Begin Information provided

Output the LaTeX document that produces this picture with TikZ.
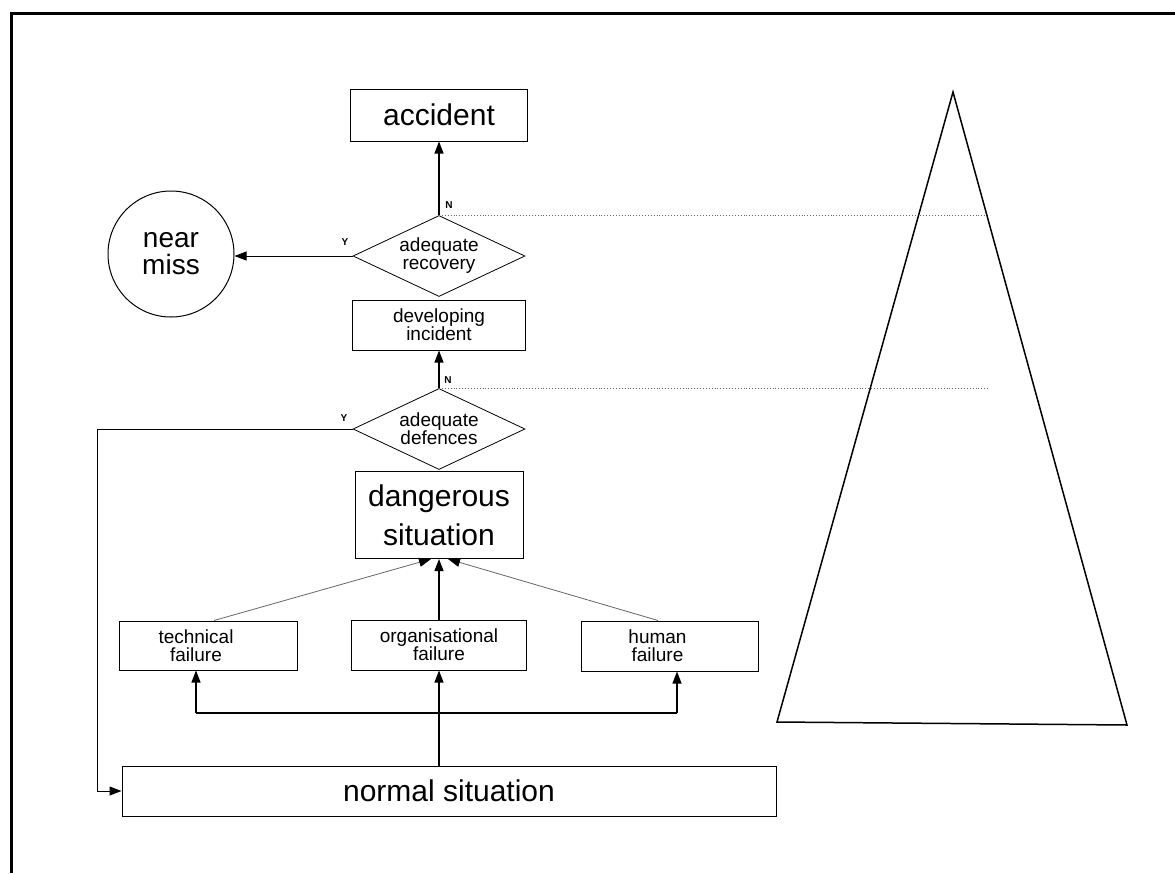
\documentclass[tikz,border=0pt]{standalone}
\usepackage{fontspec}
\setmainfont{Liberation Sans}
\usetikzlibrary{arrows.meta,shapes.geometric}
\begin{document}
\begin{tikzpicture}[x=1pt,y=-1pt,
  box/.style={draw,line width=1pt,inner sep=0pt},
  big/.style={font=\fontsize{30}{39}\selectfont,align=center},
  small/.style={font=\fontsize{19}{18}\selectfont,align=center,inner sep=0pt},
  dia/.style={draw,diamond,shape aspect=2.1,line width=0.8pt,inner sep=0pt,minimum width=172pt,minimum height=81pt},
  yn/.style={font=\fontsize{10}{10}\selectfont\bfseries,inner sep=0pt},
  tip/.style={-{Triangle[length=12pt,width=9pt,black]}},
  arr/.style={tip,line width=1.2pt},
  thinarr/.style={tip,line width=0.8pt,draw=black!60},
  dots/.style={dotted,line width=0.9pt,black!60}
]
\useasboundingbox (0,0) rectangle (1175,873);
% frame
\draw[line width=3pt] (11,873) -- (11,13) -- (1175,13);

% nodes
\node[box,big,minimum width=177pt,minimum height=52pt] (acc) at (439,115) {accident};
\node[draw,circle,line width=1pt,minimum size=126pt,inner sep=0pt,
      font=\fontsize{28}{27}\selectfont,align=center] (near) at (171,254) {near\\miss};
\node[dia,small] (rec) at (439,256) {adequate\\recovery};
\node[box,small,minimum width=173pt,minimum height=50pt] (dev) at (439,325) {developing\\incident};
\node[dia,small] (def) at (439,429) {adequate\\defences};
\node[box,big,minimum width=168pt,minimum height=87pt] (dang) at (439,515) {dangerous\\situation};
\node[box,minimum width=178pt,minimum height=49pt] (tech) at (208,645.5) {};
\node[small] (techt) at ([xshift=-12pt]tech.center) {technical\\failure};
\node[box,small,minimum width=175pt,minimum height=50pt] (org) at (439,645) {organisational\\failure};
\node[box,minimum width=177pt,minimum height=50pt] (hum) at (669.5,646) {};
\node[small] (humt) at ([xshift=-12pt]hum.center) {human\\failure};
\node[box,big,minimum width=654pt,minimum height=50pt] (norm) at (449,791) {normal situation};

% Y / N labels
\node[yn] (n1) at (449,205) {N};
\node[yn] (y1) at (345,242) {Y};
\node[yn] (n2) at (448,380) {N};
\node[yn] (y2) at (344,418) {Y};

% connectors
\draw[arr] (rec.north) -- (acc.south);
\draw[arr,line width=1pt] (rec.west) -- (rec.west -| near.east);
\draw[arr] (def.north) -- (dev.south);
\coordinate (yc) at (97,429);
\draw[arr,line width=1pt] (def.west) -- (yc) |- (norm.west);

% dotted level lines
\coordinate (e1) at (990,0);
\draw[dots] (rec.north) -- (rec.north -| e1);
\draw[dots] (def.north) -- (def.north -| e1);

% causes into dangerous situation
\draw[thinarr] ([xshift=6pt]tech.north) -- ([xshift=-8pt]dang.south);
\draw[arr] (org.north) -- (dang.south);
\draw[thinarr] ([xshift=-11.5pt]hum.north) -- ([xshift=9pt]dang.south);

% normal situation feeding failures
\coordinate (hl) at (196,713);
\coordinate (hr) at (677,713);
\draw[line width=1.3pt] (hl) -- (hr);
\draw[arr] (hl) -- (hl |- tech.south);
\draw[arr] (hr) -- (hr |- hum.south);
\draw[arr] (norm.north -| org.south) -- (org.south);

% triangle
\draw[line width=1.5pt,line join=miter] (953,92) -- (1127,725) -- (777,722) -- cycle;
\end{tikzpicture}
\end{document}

End Information provided

## What the task asks
From the first line above down to the line with "(y2) at (344,418)", reproduce every line and no others, omitting pictures.

## Task answer
Output the LaTeX document that produces this picture with TikZ.
\documentclass[tikz,border=0pt]{standalone}
\usepackage{fontspec}
\setmainfont{Liberation Sans}
\usetikzlibrary{arrows.meta,shapes.geometric}
\begin{document}
\begin{tikzpicture}[x=1pt,y=-1pt,
  box/.style={draw,line width=1pt,inner sep=0pt},
  big/.style={font=\fontsize{30}{39}\selectfont,align=center},
  small/.style={font=\fontsize{19}{18}\selectfont,align=center,inner sep=0pt},
  dia/.style={draw,diamond,shape aspect=2.1,line width=0.8pt,inner sep=0pt,minimum width=172pt,minimum height=81pt},
  yn/.style={font=\fontsize{10}{10}\selectfont\bfseries,inner sep=0pt},
  tip/.style={-{Triangle[length=12pt,width=9pt,black]}},
  arr/.style={tip,line width=1.2pt},
  thinarr/.style={tip,line width=0.8pt,draw=black!60},
  dots/.style={dotted,line width=0.9pt,black!60}
]
\useasboundingbox (0,0) rectangle (1175,873);
% frame
\draw[line width=3pt] (11,873) -- (11,13) -- (1175,13);

% nodes
\node[box,big,minimum width=177pt,minimum height=52pt] (acc) at (439,115) {accident};
\node[draw,circle,line width=1pt,minimum size=126pt,inner sep=0pt,
      font=\fontsize{28}{27}\selectfont,align=center] (near) at (171,254) {near\\miss};
\node[dia,small] (rec) at (439,256) {adequate\\recovery};
\node[box,small,minimum width=173pt,minimum height=50pt] (dev) at (439,325) {developing\\incident};
\node[dia,small] (def) at (439,429) {adequate\\defences};
\node[box,big,minimum width=168pt,minimum height=87pt] (dang) at (439,515) {dangerous\\situation};
\node[box,minimum width=178pt,minimum height=49pt] (tech) at (208,645.5) {};
\node[small] (techt) at ([xshift=-12pt]tech.center) {technical\\failure};
\node[box,small,minimum width=175pt,minimum height=50pt] (org) at (439,645) {organisational\\failure};
\node[box,minimum width=177pt,minimum height=50pt] (hum) at (669.5,646) {};
\node[small] (humt) at ([xshift=-12pt]hum.center) {human\\failure};
\node[box,big,minimum width=654pt,minimum height=50pt] (norm) at (449,791) {normal situation};

% Y / N labels
\node[yn] (n1) at (449,205) {N};
\node[yn] (y1) at (345,242) {Y};
\node[yn] (n2) at (448,380) {N};
\node[yn] (y2) at (344,418) {Y};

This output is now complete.